(RECORDED DATA)

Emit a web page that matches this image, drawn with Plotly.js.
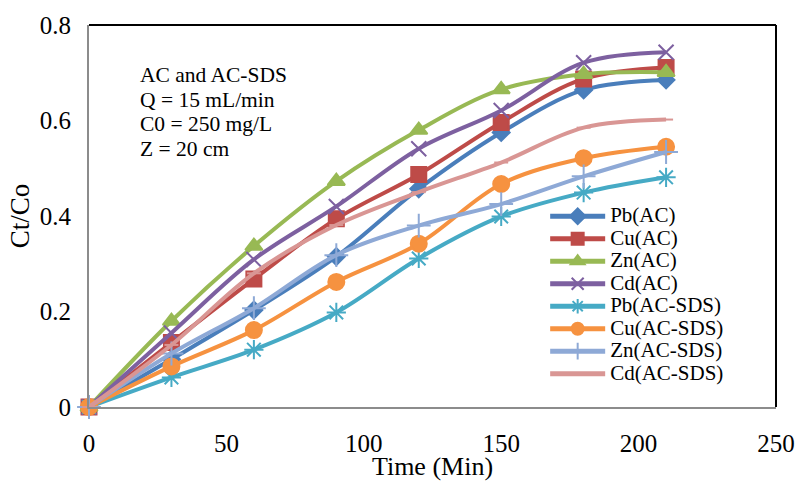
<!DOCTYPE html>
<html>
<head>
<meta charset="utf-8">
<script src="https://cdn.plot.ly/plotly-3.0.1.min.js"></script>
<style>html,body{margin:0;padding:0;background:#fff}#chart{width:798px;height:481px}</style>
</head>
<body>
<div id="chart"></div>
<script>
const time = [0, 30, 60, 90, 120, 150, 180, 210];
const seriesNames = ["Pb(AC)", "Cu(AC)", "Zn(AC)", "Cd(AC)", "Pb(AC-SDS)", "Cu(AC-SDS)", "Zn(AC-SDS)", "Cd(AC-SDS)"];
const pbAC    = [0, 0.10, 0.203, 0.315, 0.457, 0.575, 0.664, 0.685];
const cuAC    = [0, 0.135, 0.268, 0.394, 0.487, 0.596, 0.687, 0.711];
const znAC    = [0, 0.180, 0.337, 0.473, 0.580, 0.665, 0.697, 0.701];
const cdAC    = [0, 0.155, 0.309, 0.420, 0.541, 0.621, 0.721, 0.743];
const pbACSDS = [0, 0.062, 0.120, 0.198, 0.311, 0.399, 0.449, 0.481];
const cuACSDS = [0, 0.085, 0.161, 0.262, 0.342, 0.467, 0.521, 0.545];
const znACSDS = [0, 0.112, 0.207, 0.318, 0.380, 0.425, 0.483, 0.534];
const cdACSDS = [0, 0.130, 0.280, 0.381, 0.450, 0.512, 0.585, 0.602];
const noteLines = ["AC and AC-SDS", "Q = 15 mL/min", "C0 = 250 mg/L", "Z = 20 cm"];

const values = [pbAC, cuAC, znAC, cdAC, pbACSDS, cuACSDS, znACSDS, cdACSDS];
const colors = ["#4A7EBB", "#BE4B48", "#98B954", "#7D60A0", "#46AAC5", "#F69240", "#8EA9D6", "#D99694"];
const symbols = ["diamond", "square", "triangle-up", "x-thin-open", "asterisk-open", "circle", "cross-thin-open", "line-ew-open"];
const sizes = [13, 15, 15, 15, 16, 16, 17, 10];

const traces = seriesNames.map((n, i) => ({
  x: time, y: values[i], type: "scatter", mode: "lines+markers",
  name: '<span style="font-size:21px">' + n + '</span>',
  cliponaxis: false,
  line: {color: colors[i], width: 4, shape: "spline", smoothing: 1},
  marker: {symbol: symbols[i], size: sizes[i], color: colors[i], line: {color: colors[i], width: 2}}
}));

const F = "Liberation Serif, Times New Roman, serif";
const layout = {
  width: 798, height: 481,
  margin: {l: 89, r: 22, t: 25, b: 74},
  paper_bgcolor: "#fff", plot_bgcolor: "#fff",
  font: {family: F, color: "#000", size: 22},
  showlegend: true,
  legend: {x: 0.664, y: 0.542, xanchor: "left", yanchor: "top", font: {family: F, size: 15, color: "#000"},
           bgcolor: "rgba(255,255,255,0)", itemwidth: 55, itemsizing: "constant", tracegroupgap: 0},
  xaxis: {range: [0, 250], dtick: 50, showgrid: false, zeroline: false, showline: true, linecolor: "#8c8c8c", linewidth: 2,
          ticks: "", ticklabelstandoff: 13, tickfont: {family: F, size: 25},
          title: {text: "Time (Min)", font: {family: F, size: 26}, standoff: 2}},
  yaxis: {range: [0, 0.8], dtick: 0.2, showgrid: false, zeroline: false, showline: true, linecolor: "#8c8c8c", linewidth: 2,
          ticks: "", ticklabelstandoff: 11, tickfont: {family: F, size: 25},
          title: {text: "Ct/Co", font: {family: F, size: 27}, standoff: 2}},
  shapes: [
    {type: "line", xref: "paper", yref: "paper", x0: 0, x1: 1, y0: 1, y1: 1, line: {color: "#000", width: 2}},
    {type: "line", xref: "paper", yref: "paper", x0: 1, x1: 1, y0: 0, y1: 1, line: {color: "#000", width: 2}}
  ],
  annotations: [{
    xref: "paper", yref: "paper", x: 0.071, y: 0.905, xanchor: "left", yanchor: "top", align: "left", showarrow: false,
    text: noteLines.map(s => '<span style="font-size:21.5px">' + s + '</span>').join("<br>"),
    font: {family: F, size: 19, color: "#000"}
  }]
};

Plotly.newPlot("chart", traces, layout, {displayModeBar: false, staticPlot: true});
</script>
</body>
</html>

(EXERCISE) Print the full listing exactly, dropping the pictures.

(PROBLEM SOLUTION)
Emit a web page that matches this image, drawn with Plotly.js.
<!DOCTYPE html>
<html>
<head>
<meta charset="utf-8">
<script src="https://cdn.plot.ly/plotly-3.0.1.min.js"></script>
<style>html,body{margin:0;padding:0;background:#fff}#chart{width:798px;height:481px}</style>
</head>
<body>
<div id="chart"></div>
<script>
const time = [0, 30, 60, 90, 120, 150, 180, 210];
const seriesNames = ["Pb(AC)", "Cu(AC)", "Zn(AC)", "Cd(AC)", "Pb(AC-SDS)", "Cu(AC-SDS)", "Zn(AC-SDS)", "Cd(AC-SDS)"];
const pbAC    = [0, 0.10, 0.203, 0.315, 0.457, 0.575, 0.664, 0.685];
const cuAC    = [0, 0.135, 0.268, 0.394, 0.487, 0.596, 0.687, 0.711];
const znAC    = [0, 0.180, 0.337, 0.473, 0.580, 0.665, 0.697, 0.701];
const cdAC    = [0, 0.155, 0.309, 0.420, 0.541, 0.621, 0.721, 0.743];
const pbACSDS = [0, 0.062, 0.120, 0.198, 0.311, 0.399, 0.449, 0.481];
const cuACSDS = [0, 0.085, 0.161, 0.262, 0.342, 0.467, 0.521, 0.545];
const znACSDS = [0, 0.112, 0.207, 0.318, 0.380, 0.425, 0.483, 0.534];
const cdACSDS = [0, 0.130, 0.280, 0.381, 0.450, 0.512, 0.585, 0.602];
const noteLines = ["AC and AC-SDS", "Q = 15 mL/min", "C0 = 250 mg/L", "Z = 20 cm"];

const values = [pbAC, cuAC, znAC, cdAC, pbACSDS, cuACSDS, znACSDS, cdACSDS];
const colors = ["#4A7EBB", "#BE4B48", "#98B954", "#7D60A0", "#46AAC5", "#F69240", "#8EA9D6", "#D99694"];
const symbols = ["diamond", "square", "triangle-up", "x-thin-open", "asterisk-open", "circle", "cross-thin-open", "line-ew-open"];
const sizes = [13, 15, 15, 15, 16, 16, 17, 10];

const traces = seriesNames.map((n, i) => ({
  x: time, y: values[i], type: "scatter", mode: "lines+markers",
  name: '<span style="font-size:21px">' + n + '</span>',
  cliponaxis: false,
  line: {color: colors[i], width: 4, shape: "spline", smoothing: 1},
  marker: {symbol: symbols[i], size: sizes[i], color: colors[i], line: {color: colors[i], width: 2}}
}));

const F = "Liberation Serif, Times New Roman, serif";
const layout = {
  width: 798, height: 481,
  margin: {l: 89, r: 22, t: 25, b: 74},
  paper_bgcolor: "#fff", plot_bgcolor: "#fff",
  font: {family: F, color: "#000", size: 22},
  showlegend: true,
  legend: {x: 0.664, y: 0.542, xanchor: "left", yanchor: "top", font: {family: F, size: 15, color: "#000"},
           bgcolor: "rgba(255,255,255,0)", itemwidth: 55, itemsizing: "constant", tracegroupgap: 0},
  xaxis: {range: [0, 250], dtick: 50, showgrid: false, zeroline: false, showline: true, linecolor: "#8c8c8c", linewidth: 2,
          ticks: "", ticklabelstandoff: 13, tickfont: {family: F, size: 25},
          title: {text: "Time (Min)", font: {family: F, size: 26}, standoff: 2}},
  yaxis: {range: [0, 0.8], dtick: 0.2, showgrid: false, zeroline: false, showline: true, linecolor: "#8c8c8c", linewidth: 2,
          ticks: "", ticklabelstandoff: 11, tickfont: {family: F, size: 25},
          title: {text: "Ct/Co", font: {family: F, size: 27}, standoff: 2}},
  shapes: [
    {type: "line", xref: "paper", yref: "paper", x0: 0, x1: 1, y0: 1, y1: 1, line: {color: "#000", width: 2}},
    {type: "line", xref: "paper", yref: "paper", x0: 1, x1: 1, y0: 0, y1: 1, line: {color: "#000", width: 2}}
  ],
  annotations: [{
    xref: "paper", yref: "paper", x: 0.071, y: 0.905, xanchor: "left", yanchor: "top", align: "left", showarrow: false,
    text: noteLines.map(s => '<span style="font-size:21.5px">' + s + '</span>').join("<br>"),
    font: {family: F, size: 19, color: "#000"}
  }]
};

Plotly.newPlot("chart", traces, layout, {displayModeBar: false, staticPlot: true});
</script>
</body>
</html>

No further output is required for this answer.